### What is asked
Review the listing and copy each line that holds the word "matplotlib".

### Given information
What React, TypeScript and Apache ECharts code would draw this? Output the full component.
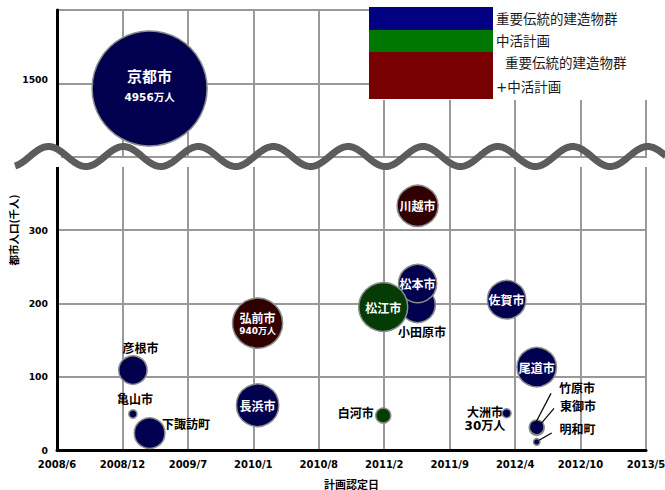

---

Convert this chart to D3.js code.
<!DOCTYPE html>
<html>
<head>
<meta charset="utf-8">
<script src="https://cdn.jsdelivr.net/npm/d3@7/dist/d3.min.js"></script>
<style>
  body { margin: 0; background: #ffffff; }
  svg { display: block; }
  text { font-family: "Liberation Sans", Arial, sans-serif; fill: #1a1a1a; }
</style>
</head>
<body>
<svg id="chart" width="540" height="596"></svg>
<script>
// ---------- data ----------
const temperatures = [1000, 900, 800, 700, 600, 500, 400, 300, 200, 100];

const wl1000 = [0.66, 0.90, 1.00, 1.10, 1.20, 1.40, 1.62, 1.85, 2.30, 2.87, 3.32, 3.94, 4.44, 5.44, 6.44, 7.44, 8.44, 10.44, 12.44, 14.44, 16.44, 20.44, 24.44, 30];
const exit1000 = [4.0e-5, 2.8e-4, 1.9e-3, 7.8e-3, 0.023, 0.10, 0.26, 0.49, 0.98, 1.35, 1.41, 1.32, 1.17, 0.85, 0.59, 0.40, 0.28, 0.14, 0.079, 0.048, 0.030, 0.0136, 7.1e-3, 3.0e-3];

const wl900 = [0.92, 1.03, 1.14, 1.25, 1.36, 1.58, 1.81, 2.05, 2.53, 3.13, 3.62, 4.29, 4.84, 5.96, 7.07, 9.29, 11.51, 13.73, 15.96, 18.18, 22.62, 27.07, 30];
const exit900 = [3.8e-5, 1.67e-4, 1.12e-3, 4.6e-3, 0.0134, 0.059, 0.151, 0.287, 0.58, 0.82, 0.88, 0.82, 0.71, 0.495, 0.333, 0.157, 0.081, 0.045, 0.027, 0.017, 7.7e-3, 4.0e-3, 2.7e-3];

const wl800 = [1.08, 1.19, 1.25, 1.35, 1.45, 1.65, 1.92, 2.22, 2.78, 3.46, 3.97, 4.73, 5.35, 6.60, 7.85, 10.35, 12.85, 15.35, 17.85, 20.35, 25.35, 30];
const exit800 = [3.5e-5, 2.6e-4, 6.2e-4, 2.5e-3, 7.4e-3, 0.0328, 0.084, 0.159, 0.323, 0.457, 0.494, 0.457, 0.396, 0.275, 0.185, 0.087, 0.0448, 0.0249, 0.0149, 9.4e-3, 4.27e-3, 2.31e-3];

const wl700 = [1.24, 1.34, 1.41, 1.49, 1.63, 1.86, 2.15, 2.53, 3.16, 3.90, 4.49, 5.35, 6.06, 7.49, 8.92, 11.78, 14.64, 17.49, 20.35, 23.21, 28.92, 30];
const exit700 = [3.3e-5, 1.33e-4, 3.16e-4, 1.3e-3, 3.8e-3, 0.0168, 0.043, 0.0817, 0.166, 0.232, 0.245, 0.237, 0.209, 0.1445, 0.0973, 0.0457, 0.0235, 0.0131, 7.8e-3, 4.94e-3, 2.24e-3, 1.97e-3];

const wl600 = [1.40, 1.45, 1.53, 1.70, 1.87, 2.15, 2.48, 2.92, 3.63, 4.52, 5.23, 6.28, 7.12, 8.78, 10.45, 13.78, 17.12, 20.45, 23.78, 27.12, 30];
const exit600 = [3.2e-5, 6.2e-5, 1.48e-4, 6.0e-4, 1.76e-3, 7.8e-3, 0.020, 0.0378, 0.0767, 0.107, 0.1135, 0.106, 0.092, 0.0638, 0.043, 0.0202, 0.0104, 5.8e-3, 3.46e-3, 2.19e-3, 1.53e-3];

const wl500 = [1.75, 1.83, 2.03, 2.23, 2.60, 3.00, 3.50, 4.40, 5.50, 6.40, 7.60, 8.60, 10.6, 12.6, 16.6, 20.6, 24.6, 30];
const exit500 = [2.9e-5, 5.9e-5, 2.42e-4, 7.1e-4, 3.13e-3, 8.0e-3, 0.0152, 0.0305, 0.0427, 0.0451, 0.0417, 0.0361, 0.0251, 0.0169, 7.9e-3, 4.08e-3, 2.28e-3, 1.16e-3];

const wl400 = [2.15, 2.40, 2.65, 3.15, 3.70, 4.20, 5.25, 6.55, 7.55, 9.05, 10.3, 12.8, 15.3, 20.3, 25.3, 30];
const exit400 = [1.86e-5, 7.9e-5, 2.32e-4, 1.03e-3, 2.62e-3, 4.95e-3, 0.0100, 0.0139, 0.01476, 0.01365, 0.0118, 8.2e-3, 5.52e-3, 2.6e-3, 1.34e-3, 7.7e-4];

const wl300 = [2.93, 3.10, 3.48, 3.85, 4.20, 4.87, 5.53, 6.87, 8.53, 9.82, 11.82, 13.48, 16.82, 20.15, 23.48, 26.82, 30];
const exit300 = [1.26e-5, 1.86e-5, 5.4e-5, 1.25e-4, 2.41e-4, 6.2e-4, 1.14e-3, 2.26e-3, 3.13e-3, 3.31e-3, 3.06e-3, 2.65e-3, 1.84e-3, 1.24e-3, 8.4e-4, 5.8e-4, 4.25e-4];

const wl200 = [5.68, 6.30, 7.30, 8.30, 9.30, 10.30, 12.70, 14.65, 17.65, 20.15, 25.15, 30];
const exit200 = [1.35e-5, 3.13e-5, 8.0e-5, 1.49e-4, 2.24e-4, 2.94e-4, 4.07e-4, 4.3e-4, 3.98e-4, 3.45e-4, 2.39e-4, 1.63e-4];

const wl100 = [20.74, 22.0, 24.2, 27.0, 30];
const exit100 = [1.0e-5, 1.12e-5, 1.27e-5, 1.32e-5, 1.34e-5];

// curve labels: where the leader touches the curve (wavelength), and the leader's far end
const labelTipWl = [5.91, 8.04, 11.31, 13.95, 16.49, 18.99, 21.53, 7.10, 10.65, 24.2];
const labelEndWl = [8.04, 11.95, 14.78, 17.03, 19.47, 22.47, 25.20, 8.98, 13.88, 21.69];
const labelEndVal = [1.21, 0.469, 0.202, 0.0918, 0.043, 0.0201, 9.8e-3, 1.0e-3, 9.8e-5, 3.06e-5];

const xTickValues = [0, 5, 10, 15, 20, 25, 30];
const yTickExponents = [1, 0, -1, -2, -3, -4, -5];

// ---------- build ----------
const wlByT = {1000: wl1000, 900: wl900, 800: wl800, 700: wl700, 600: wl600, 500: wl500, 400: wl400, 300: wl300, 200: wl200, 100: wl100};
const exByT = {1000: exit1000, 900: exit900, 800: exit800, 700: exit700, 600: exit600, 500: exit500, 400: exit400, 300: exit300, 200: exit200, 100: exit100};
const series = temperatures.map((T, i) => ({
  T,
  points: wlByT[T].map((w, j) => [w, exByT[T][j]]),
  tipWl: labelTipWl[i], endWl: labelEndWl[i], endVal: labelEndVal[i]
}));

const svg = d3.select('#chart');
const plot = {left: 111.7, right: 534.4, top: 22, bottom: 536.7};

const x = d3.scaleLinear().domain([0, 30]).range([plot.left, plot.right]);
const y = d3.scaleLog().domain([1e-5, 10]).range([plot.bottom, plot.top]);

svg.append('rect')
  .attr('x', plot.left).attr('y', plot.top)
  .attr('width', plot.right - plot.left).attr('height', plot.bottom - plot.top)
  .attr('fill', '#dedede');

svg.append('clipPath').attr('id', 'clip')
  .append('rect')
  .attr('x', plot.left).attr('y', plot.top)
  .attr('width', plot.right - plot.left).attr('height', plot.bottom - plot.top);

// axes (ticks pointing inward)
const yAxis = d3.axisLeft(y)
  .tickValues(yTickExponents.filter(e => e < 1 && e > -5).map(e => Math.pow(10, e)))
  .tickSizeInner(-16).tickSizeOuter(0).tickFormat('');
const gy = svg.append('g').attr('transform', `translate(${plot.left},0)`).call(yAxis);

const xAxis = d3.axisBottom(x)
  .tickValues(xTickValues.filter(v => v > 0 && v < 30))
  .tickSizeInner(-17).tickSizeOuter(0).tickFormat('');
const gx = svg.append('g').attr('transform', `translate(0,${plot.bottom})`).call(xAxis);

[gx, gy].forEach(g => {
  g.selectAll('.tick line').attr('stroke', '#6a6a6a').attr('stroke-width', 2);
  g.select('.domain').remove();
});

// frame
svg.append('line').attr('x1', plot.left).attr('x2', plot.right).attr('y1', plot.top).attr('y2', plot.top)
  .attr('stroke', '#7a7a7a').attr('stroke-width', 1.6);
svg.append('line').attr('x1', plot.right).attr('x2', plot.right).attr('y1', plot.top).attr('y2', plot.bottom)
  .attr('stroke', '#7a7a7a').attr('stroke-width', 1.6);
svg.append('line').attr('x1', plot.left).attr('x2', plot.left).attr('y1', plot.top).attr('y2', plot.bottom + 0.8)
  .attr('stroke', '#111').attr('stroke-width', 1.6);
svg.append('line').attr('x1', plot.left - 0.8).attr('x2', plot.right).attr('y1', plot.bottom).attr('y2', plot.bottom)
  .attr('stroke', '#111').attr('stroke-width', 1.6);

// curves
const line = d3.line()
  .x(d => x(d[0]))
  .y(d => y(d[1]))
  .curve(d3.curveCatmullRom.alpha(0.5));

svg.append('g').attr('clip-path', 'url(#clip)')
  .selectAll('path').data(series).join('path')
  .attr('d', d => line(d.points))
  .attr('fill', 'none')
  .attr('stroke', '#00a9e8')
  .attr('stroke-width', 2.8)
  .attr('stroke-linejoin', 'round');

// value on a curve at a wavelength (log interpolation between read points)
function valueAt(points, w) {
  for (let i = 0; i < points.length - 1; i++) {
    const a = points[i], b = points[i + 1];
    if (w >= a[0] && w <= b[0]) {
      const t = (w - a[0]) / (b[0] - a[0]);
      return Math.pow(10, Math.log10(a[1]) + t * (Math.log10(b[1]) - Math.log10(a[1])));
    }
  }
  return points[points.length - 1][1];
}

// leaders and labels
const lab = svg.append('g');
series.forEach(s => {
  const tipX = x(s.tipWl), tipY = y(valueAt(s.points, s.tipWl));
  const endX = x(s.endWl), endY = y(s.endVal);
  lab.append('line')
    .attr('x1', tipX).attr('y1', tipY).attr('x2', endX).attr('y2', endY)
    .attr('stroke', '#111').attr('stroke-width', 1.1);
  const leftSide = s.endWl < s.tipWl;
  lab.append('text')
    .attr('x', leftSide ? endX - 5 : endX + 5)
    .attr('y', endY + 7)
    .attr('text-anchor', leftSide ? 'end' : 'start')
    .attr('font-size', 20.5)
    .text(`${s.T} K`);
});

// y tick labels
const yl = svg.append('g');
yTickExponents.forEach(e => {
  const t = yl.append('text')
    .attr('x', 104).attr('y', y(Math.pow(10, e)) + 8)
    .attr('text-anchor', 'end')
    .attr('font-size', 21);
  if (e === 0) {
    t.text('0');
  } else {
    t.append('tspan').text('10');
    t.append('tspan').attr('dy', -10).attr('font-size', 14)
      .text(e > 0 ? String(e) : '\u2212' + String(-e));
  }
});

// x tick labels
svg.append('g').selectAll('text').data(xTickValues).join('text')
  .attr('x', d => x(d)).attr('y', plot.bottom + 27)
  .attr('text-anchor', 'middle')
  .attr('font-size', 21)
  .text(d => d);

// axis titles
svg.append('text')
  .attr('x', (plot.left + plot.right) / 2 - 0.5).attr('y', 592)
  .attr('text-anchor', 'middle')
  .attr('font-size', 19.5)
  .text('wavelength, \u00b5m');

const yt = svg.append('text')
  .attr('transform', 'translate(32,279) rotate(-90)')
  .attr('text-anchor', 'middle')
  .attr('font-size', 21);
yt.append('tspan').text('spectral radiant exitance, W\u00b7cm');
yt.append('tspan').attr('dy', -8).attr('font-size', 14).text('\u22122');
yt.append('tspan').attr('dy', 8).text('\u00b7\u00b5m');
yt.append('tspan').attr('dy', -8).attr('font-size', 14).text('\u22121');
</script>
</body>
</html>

--

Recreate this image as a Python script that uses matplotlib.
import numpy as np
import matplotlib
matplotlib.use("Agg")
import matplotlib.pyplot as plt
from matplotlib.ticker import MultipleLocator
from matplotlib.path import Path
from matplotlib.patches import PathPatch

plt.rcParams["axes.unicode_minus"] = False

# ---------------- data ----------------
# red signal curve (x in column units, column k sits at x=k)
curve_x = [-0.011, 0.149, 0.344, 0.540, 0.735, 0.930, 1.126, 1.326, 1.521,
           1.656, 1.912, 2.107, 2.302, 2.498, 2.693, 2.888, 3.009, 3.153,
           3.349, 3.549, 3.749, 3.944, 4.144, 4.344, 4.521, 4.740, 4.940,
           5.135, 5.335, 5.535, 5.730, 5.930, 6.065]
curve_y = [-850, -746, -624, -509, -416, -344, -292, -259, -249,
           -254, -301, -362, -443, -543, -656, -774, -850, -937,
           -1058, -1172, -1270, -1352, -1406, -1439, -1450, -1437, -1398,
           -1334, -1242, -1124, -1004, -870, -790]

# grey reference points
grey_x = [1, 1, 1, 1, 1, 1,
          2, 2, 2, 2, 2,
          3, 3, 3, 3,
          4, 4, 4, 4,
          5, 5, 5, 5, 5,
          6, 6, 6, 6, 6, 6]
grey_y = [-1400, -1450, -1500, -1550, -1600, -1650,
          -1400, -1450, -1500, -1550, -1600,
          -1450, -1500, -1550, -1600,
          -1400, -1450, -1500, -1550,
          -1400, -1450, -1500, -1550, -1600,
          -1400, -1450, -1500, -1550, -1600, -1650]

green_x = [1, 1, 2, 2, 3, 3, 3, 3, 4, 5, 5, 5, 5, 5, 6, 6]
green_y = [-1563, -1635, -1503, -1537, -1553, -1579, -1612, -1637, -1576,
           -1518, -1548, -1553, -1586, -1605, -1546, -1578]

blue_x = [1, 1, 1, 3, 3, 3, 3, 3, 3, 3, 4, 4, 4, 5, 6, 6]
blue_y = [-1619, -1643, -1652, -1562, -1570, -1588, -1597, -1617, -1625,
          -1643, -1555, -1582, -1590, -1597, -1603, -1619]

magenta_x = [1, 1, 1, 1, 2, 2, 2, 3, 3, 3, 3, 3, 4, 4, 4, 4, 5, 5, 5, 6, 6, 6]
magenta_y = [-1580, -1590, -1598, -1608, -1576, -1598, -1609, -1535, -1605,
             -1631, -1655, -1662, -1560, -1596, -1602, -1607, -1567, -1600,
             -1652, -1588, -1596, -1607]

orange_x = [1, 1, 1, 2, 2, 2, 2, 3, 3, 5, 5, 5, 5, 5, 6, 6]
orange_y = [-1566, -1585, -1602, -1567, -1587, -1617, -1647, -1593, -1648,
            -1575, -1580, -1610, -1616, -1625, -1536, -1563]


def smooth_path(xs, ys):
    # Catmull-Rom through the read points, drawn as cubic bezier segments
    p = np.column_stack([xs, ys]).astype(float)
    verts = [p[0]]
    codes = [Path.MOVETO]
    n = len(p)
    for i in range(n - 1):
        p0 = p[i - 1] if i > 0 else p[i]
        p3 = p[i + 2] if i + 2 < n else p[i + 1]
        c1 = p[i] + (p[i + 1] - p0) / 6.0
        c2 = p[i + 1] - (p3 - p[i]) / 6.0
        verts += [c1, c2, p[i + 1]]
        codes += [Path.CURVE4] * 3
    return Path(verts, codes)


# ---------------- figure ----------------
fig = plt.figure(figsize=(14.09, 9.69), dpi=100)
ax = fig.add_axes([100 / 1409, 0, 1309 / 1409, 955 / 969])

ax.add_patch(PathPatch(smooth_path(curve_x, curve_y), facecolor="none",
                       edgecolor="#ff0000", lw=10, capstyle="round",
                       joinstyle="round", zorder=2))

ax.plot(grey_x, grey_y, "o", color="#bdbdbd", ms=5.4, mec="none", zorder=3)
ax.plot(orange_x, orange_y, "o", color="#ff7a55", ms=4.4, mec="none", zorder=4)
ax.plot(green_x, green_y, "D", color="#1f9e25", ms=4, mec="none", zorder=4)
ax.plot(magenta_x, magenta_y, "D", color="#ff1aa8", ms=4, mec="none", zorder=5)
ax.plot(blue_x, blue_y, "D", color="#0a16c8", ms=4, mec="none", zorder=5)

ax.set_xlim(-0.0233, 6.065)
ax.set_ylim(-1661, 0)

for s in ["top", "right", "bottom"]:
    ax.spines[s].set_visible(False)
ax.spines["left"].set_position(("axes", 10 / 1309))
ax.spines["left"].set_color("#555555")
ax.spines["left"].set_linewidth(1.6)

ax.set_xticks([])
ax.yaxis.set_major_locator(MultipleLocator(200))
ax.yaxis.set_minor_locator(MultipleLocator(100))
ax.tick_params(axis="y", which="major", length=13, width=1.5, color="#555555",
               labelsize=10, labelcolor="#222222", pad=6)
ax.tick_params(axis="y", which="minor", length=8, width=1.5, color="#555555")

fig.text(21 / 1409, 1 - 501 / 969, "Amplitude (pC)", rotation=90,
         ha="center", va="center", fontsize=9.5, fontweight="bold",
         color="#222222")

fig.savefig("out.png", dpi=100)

### Answer for the task
Recreate this image as a Python script that uses matplotlib.
import matplotlib
matplotlib.use("Agg")
import matplotlib.pyplot as plt
from matplotlib.ticker import MultipleLocator
from matplotlib.path import Path
from matplotlib.patches import PathPatch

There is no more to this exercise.